The main trust fund behind Medicare, the U.S. health-care program for the elderly and disabled, will be exhausted in 2026, three years earlier than was projected a year ago, the government said Tuesday.
Medicare's Board of Trustees blamed the earlier depletion forecast on lower payroll taxes in 2017 as a result of lower wages, less revenue from taxing Social Security benefits and higher-than-expected spending last year.
"As in past years, the Trustees have determined that the fund is not adequately financed over the next 10 years," the report said.

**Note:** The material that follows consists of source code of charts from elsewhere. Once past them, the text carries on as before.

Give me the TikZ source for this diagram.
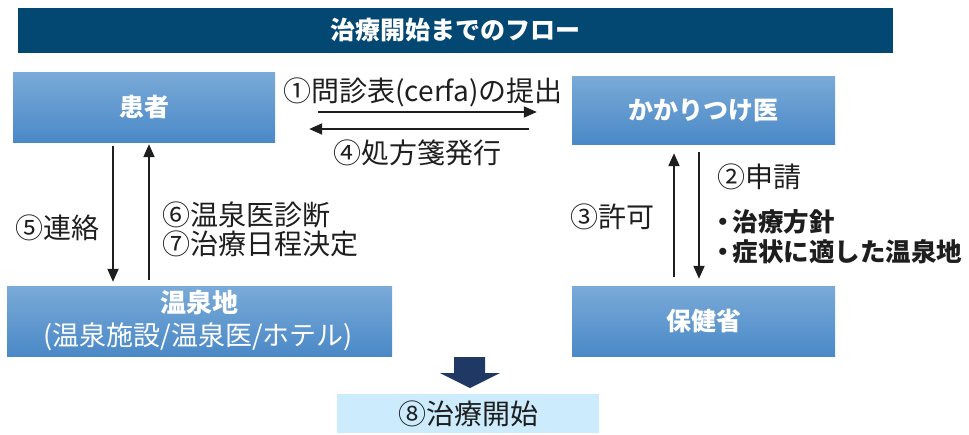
\documentclass[tikz,border=0pt]{standalone}
\usepackage{fontspec}
\setmainfont{Noto Sans CJK JP}
\usetikzlibrary{arrows.meta,calc}
\definecolor{titlebg}{RGB}{3,71,115}
\definecolor{boxtop}{RGB}{122,170,216}
\definecolor{boxbot}{RGB}{74,137,199}
\definecolor{startbg}{RGB}{204,236,253}
\definecolor{navy}{RGB}{31,56,100}
\definecolor{ink}{RGB}{30,30,30}
\begin{document}
\begin{tikzpicture}[x=1pt,y=-1pt,
  bluebox/.style={rectangle, inner sep=0pt, top color=boxtop, bottom color=boxbot, draw=none,
     text=white, font=\fontsize{25}{30}\selectfont\bfseries, align=center},
  lbl/.style={inner sep=0pt, text=ink, font=\fontsize{28}{33}\selectfont},
  blbl/.style={inner sep=0pt, text=ink, font=\fontsize{25.5}{30}\selectfont\bfseries},
  arr/.style={draw=ink, line width=2pt, -{Triangle[length=13pt,width=11pt]}}]
\useasboundingbox (0,0) rectangle (969,434);
% title
\node[fill=titlebg, minimum width=875pt, minimum height=45pt, inner sep=0pt,
      text=white, font=\fontsize{25}{30}\selectfont\bfseries] (title) at (455.5,30.5) {治療開始までのフロー};
% boxes
\node[bluebox, minimum width=262pt, minimum height=70pt] (kanja) at (144,107) {患者};
\node[bluebox, minimum width=263pt, minimum height=68pt] (kakari) at (703.5,110) {かかりつけ医};
\node[bluebox, minimum width=385pt, minimum height=70pt] (onsen) at (199.5,321) {};
\node[text=white, inner sep=0pt, font=\fontsize{26}{31}\selectfont\bfseries] (onsen1) at (199.5,302) {温泉地};
\node[text=white, inner sep=0pt, font=\fontsize{27}{32}\selectfont] (onsen2) at (198,337) {(温泉施設/温泉医/ホテル)};
\node[bluebox, minimum width=263pt, minimum height=70pt] (hoken) at (703.5,321) {保健省};
\node[fill=startbg, minimum width=262pt, minimum height=39pt, inner sep=0pt, text=ink,
      font=\fontsize{28}{33}\selectfont] (start) at (468,413.5) {⑧治療開始};
% big arrow
\fill[navy] (454,357) -- (485,357) -- (485,373) -- (500,373) -- (470,388) -- (440,373) -- (454,373) -- cycle;
% helper coordinates
\coordinate (ya) at (0,112);
\coordinate (yb) at (0,129);
\coordinate (xa) at (113,0);
\coordinate (xb) at (149,0);
\coordinate (xc) at (674,0);
\coordinate (xd) at (699,0);
% horizontal arrows
\draw[arr, shorten <=43pt, shorten >=35pt] (kanja.east |- ya) -- (kakari.west |- ya);
\draw[arr, shorten <=43pt, shorten >=34pt] (kakari.west |- yb) -- (kanja.east |- yb);
% left vertical arrows
\draw[arr, shorten <=4pt, shorten >=4pt] (kanja.south -| xa) -- (onsen.north -| xa);
\draw[arr, shorten <=6pt, shorten >=2pt] (onsen.north -| xb) -- (kanja.south -| xb);
% right vertical arrows
\draw[arr, shorten <=9pt, shorten >=9pt] (hoken.north -| xc) -- (kakari.south -| xc);
\draw[arr, shorten <=8pt, shorten >=7pt] (kakari.south -| xd) -- (hoken.north -| xd);
% labels
\node[lbl] (l1) at (423,92) {①問診表(cerfa)の提出};
\node[lbl] (l4) at (417,153) {④処方箋発行};
\node[lbl] (l5) at (57,228) {⑤連絡};
\node[lbl, anchor=west] (l6) at (162,215) {⑥温泉医診断};
\node[lbl, anchor=west] (l7) at (162,244) {⑦治療日程決定};
\node[lbl] (l3) at (612,217) {③許可};
\node[lbl, anchor=west] (l2) at (717,177) {②申請};
\node[blbl, anchor=west] (b1) at (710,222) {・\kern-0.12em 治療方針};
\node[blbl, anchor=west] (b2) at (710,252) {・\kern-0.12em 症状に適した温泉地};
\end{tikzpicture}
\end{document}
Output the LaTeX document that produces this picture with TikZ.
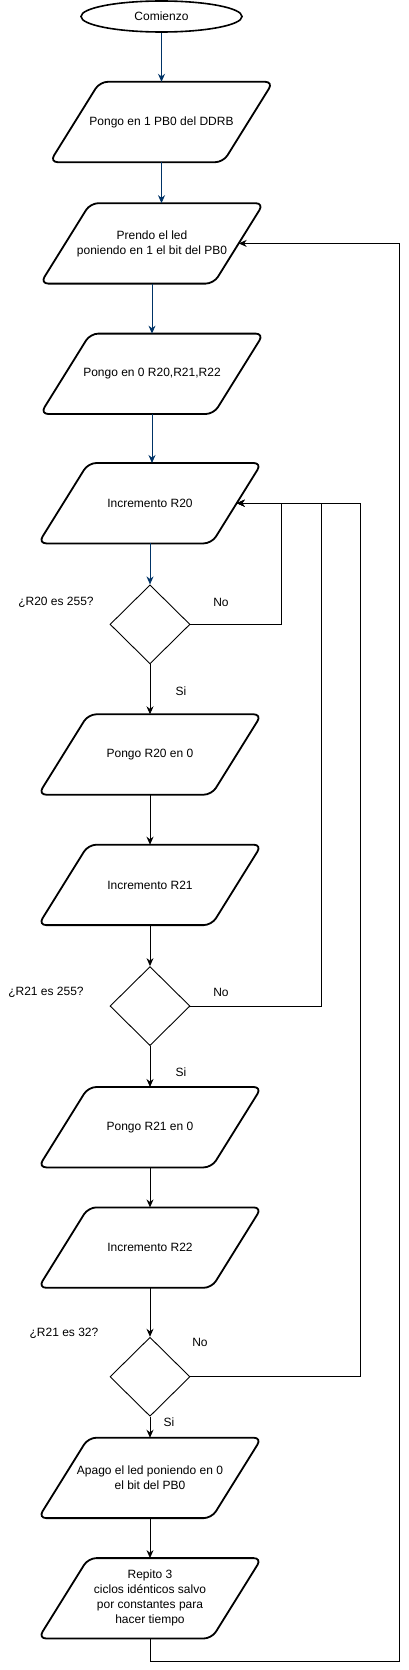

Each year, the trustees project the long-term finances of Medicare, which covers about 58 million Americans. Medicare spent $710 billion in 2017, according to the report, making it the single biggest purchaser of health services in the U.S. The trustees include Treasury Secretary Steven Mnuchin and Health and Human Services Secretary Alex Azar.
Medicare's trust fund pays for hospital visits, nursing care and related services under what's known as Part A of the program, which was created in 1965. Medicare Part B, which covers outpatient visits, and Part D, which pays for most prescription drugs, are paid for in part by general revenue and by individuals' premiums. That means those programs don't face a risk of funds running out.
The trustees expect Medicare spending "will increase in future years at a faster pace than either aggregate workers' earnings or the economy overall."
Medicare spending as a percentage of gross domestic product totaled 3.7% in 2017, and the trustees project it will increase to at least 6.2% by 2092.